Source code of charts ::
++++++++

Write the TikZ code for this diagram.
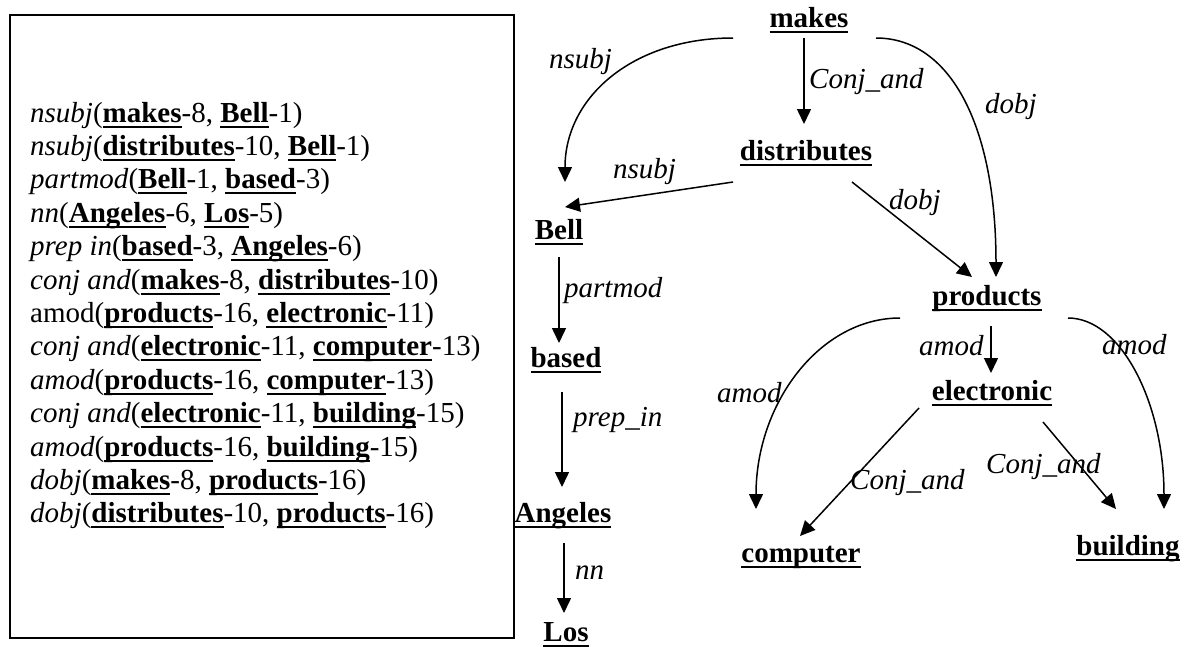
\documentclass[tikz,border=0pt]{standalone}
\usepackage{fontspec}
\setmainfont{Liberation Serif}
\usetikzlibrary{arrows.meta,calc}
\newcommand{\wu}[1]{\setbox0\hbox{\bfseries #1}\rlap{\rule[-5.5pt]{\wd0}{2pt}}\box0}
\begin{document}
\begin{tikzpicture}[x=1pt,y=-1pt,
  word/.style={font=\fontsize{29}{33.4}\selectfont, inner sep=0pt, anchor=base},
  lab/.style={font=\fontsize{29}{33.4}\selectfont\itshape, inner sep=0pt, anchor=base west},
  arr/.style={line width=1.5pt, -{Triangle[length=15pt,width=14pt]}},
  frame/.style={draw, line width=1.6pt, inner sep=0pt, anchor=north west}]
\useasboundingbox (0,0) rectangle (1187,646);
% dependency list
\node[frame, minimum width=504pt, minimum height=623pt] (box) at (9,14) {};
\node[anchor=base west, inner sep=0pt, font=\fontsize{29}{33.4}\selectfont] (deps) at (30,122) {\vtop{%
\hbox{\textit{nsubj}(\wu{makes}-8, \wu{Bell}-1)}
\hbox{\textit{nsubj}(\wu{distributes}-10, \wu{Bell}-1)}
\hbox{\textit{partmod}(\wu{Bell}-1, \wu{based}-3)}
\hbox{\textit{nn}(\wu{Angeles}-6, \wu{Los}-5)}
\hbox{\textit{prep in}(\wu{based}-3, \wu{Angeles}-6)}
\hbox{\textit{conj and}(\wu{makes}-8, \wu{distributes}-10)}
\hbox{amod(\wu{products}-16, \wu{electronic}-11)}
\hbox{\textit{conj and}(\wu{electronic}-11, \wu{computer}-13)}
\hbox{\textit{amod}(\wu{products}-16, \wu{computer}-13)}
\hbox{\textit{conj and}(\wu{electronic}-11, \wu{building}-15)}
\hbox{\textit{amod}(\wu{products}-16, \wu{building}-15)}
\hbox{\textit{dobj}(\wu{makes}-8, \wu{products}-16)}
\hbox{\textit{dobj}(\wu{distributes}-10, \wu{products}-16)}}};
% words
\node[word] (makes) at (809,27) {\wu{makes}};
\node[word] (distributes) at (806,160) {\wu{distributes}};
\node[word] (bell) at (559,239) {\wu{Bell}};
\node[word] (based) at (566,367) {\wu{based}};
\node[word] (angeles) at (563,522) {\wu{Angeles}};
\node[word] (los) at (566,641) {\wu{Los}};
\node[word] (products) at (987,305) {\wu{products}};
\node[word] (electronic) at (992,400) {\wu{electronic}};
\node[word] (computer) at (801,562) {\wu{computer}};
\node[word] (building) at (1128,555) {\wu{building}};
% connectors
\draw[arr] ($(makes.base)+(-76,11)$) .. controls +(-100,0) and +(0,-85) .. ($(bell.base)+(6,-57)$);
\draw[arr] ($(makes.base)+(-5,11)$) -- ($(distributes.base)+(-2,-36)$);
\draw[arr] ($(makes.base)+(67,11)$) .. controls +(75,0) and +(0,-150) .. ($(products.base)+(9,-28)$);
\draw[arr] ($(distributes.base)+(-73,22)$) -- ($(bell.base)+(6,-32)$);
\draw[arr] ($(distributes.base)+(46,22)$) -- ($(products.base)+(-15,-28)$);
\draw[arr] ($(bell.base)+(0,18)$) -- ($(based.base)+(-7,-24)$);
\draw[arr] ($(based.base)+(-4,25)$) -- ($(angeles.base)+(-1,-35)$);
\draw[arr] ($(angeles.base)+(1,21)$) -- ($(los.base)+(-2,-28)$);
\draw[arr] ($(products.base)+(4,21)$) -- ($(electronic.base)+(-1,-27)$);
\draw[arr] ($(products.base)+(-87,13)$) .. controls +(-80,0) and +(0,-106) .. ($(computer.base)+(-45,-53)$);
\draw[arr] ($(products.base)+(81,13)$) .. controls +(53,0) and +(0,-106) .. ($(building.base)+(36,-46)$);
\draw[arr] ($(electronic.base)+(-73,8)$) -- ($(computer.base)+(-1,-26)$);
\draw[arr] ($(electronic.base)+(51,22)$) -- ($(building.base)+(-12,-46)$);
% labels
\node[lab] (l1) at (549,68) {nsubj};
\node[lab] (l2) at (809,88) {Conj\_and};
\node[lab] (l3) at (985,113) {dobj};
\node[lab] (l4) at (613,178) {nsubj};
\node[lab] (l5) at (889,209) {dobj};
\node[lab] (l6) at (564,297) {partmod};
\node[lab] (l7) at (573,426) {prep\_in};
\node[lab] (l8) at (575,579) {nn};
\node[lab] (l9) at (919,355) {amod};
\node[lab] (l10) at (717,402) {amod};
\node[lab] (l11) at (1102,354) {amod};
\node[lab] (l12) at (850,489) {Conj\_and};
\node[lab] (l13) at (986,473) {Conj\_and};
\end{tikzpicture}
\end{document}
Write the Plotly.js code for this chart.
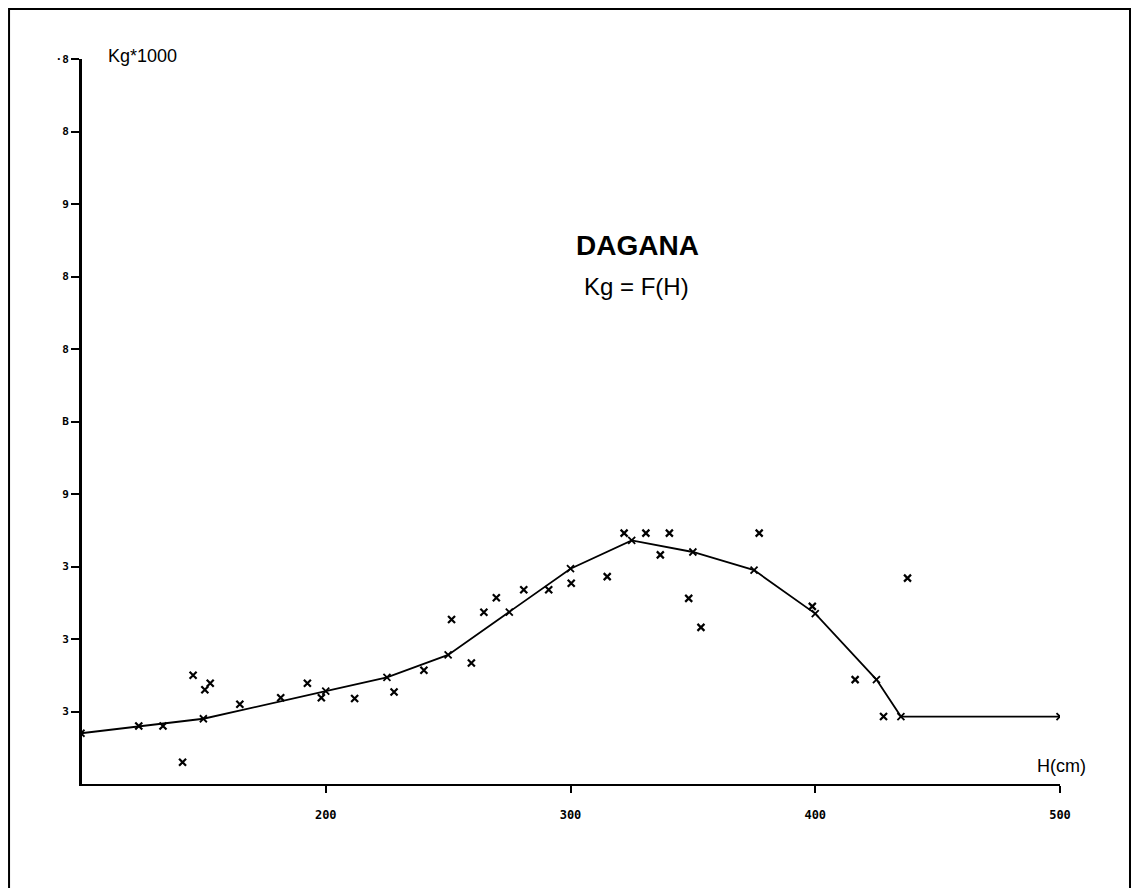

++++++++

WHAT THE TASK ASKS :: Strip out the images, then output the records above word for word.

FULL ANSWER ::
Write the TikZ code for this diagram.
\documentclass[tikz,border=0pt]{standalone}
\usepackage{fontspec}
\setmainfont{Liberation Serif}
\usetikzlibrary{arrows.meta,calc}
\newcommand{\wu}[1]{\setbox0\hbox{\bfseries #1}\rlap{\rule[-5.5pt]{\wd0}{2pt}}\box0}
\begin{document}
\begin{tikzpicture}[x=1pt,y=-1pt,
  word/.style={font=\fontsize{29}{33.4}\selectfont, inner sep=0pt, anchor=base},
  lab/.style={font=\fontsize{29}{33.4}\selectfont\itshape, inner sep=0pt, anchor=base west},
  arr/.style={line width=1.5pt, -{Triangle[length=15pt,width=14pt]}},
  frame/.style={draw, line width=1.6pt, inner sep=0pt, anchor=north west}]
\useasboundingbox (0,0) rectangle (1187,646);
% dependency list
\node[frame, minimum width=504pt, minimum height=623pt] (box) at (9,14) {};
\node[anchor=base west, inner sep=0pt, font=\fontsize{29}{33.4}\selectfont] (deps) at (30,122) {\vtop{%
\hbox{\textit{nsubj}(\wu{makes}-8, \wu{Bell}-1)}
\hbox{\textit{nsubj}(\wu{distributes}-10, \wu{Bell}-1)}
\hbox{\textit{partmod}(\wu{Bell}-1, \wu{based}-3)}
\hbox{\textit{nn}(\wu{Angeles}-6, \wu{Los}-5)}
\hbox{\textit{prep in}(\wu{based}-3, \wu{Angeles}-6)}
\hbox{\textit{conj and}(\wu{makes}-8, \wu{distributes}-10)}
\hbox{amod(\wu{products}-16, \wu{electronic}-11)}
\hbox{\textit{conj and}(\wu{electronic}-11, \wu{computer}-13)}
\hbox{\textit{amod}(\wu{products}-16, \wu{computer}-13)}
\hbox{\textit{conj and}(\wu{electronic}-11, \wu{building}-15)}
\hbox{\textit{amod}(\wu{products}-16, \wu{building}-15)}
\hbox{\textit{dobj}(\wu{makes}-8, \wu{products}-16)}
\hbox{\textit{dobj}(\wu{distributes}-10, \wu{products}-16)}}};
% words
\node[word] (makes) at (809,27) {\wu{makes}};
\node[word] (distributes) at (806,160) {\wu{distributes}};
\node[word] (bell) at (559,239) {\wu{Bell}};
\node[word] (based) at (566,367) {\wu{based}};
\node[word] (angeles) at (563,522) {\wu{Angeles}};
\node[word] (los) at (566,641) {\wu{Los}};
\node[word] (products) at (987,305) {\wu{products}};
\node[word] (electronic) at (992,400) {\wu{electronic}};
\node[word] (computer) at (801,562) {\wu{computer}};
\node[word] (building) at (1128,555) {\wu{building}};
% connectors
\draw[arr] ($(makes.base)+(-76,11)$) .. controls +(-100,0) and +(0,-85) .. ($(bell.base)+(6,-57)$);
\draw[arr] ($(makes.base)+(-5,11)$) -- ($(distributes.base)+(-2,-36)$);
\draw[arr] ($(makes.base)+(67,11)$) .. controls +(75,0) and +(0,-150) .. ($(products.base)+(9,-28)$);
\draw[arr] ($(distributes.base)+(-73,22)$) -- ($(bell.base)+(6,-32)$);
\draw[arr] ($(distributes.base)+(46,22)$) -- ($(products.base)+(-15,-28)$);
\draw[arr] ($(bell.base)+(0,18)$) -- ($(based.base)+(-7,-24)$);
\draw[arr] ($(based.base)+(-4,25)$) -- ($(angeles.base)+(-1,-35)$);
\draw[arr] ($(angeles.base)+(1,21)$) -- ($(los.base)+(-2,-28)$);
\draw[arr] ($(products.base)+(4,21)$) -- ($(electronic.base)+(-1,-27)$);
\draw[arr] ($(products.base)+(-87,13)$) .. controls +(-80,0) and +(0,-106) .. ($(computer.base)+(-45,-53)$);
\draw[arr] ($(products.base)+(81,13)$) .. controls +(53,0) and +(0,-106) .. ($(building.base)+(36,-46)$);
\draw[arr] ($(electronic.base)+(-73,8)$) -- ($(computer.base)+(-1,-26)$);
\draw[arr] ($(electronic.base)+(51,22)$) -- ($(building.base)+(-12,-46)$);
% labels
\node[lab] (l1) at (549,68) {nsubj};
\node[lab] (l2) at (809,88) {Conj\_and};
\node[lab] (l3) at (985,113) {dobj};
\node[lab] (l4) at (613,178) {nsubj};
\node[lab] (l5) at (889,209) {dobj};
\node[lab] (l6) at (564,297) {partmod};
\node[lab] (l7) at (573,426) {prep\_in};
\node[lab] (l8) at (575,579) {nn};
\node[lab] (l9) at (919,355) {amod};
\node[lab] (l10) at (717,402) {amod};
\node[lab] (l11) at (1102,354) {amod};
\node[lab] (l12) at (850,489) {Conj\_and};
\node[lab] (l13) at (986,473) {Conj\_and};
\end{tikzpicture}
\end{document}
Write the Plotly.js code for this chart.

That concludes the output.